## Provided data:
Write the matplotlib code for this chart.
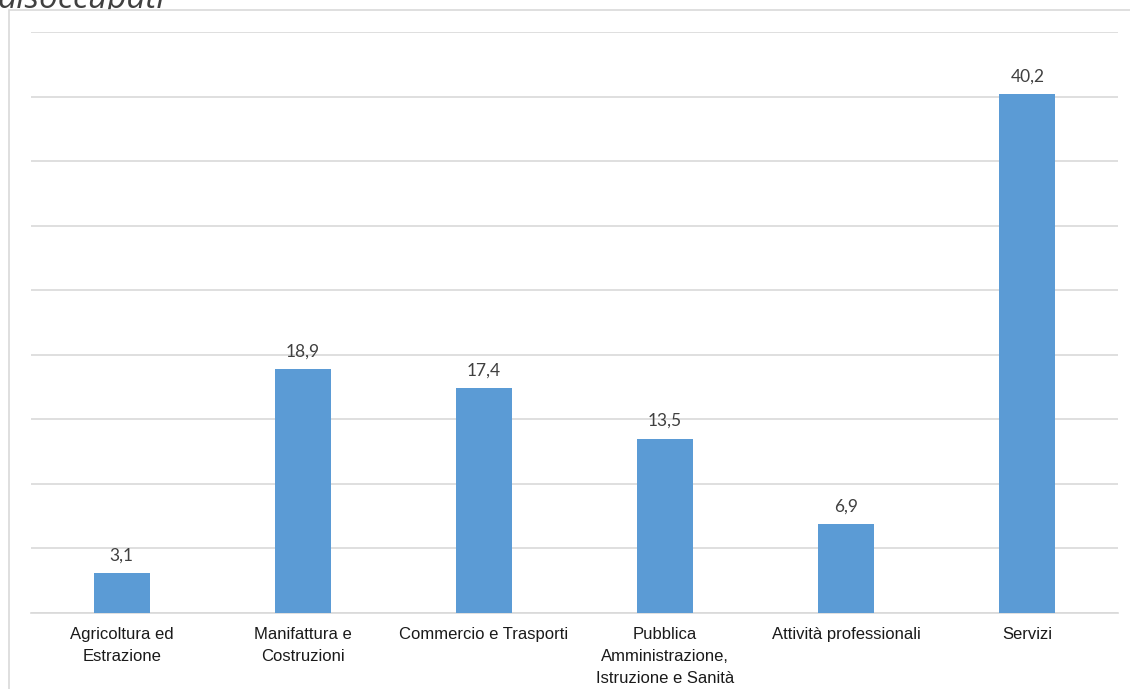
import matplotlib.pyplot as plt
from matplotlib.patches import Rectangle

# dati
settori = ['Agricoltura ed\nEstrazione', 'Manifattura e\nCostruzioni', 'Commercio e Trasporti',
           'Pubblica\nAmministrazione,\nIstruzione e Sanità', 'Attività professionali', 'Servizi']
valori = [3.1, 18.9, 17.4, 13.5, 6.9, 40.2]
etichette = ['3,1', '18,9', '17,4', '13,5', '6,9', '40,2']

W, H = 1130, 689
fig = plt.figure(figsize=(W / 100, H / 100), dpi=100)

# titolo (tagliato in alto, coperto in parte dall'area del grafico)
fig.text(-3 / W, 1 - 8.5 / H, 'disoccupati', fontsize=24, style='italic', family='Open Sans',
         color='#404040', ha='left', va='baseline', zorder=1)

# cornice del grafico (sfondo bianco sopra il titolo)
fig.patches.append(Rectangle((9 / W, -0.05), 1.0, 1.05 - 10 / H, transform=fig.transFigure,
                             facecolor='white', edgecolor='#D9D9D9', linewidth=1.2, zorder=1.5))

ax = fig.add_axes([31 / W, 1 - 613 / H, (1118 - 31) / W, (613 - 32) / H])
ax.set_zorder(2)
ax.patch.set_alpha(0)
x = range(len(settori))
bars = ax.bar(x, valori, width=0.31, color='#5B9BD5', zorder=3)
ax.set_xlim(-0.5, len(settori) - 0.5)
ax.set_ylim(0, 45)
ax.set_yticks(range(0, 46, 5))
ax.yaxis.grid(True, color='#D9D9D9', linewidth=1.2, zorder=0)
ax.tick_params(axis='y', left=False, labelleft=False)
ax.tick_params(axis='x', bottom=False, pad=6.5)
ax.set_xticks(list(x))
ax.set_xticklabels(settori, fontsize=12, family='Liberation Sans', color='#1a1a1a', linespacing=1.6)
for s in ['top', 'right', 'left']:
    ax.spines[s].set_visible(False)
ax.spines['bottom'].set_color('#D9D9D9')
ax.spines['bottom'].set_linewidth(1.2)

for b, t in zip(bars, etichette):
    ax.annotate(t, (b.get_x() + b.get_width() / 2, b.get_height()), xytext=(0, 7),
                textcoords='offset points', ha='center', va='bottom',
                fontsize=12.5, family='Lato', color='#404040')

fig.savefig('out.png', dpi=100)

## Exercise task:
Print each line of the material above exactly, with the pictures removed from your copy.

## Final answer:
Write the matplotlib code for this chart.
import matplotlib.pyplot as plt
from matplotlib.patches import Rectangle

# dati
settori = ['Agricoltura ed\nEstrazione', 'Manifattura e\nCostruzioni', 'Commercio e Trasporti',
           'Pubblica\nAmministrazione,\nIstruzione e Sanità', 'Attività professionali', 'Servizi']
valori = [3.1, 18.9, 17.4, 13.5, 6.9, 40.2]
etichette = ['3,1', '18,9', '17,4', '13,5', '6,9', '40,2']

W, H = 1130, 689
fig = plt.figure(figsize=(W / 100, H / 100), dpi=100)

# titolo (tagliato in alto, coperto in parte dall'area del grafico)
fig.text(-3 / W, 1 - 8.5 / H, 'disoccupati', fontsize=24, style='italic', family='Open Sans',
         color='#404040', ha='left', va='baseline', zorder=1)

# cornice del grafico (sfondo bianco sopra il titolo)
fig.patches.append(Rectangle((9 / W, -0.05), 1.0, 1.05 - 10 / H, transform=fig.transFigure,
                             facecolor='white', edgecolor='#D9D9D9', linewidth=1.2, zorder=1.5))

ax = fig.add_axes([31 / W, 1 - 613 / H, (1118 - 31) / W, (613 - 32) / H])
ax.set_zorder(2)
ax.patch.set_alpha(0)
x = range(len(settori))
bars = ax.bar(x, valori, width=0.31, color='#5B9BD5', zorder=3)
ax.set_xlim(-0.5, len(settori) - 0.5)
ax.set_ylim(0, 45)
ax.set_yticks(range(0, 46, 5))
ax.yaxis.grid(True, color='#D9D9D9', linewidth=1.2, zorder=0)
ax.tick_params(axis='y', left=False, labelleft=False)
ax.tick_params(axis='x', bottom=False, pad=6.5)
ax.set_xticks(list(x))
ax.set_xticklabels(settori, fontsize=12, family='Liberation Sans', color='#1a1a1a', linespacing=1.6)
for s in ['top', 'right', 'left']:
    ax.spines[s].set_visible(False)
ax.spines['bottom'].set_color('#D9D9D9')
ax.spines['bottom'].set_linewidth(1.2)

for b, t in zip(bars, etichette):
    ax.annotate(t, (b.get_x() + b.get_width() / 2, b.get_height()), xytext=(0, 7),
                textcoords='offset points', ha='center', va='bottom',
                fontsize=12.5, family='Lato', color='#404040')

fig.savefig('out.png', dpi=100)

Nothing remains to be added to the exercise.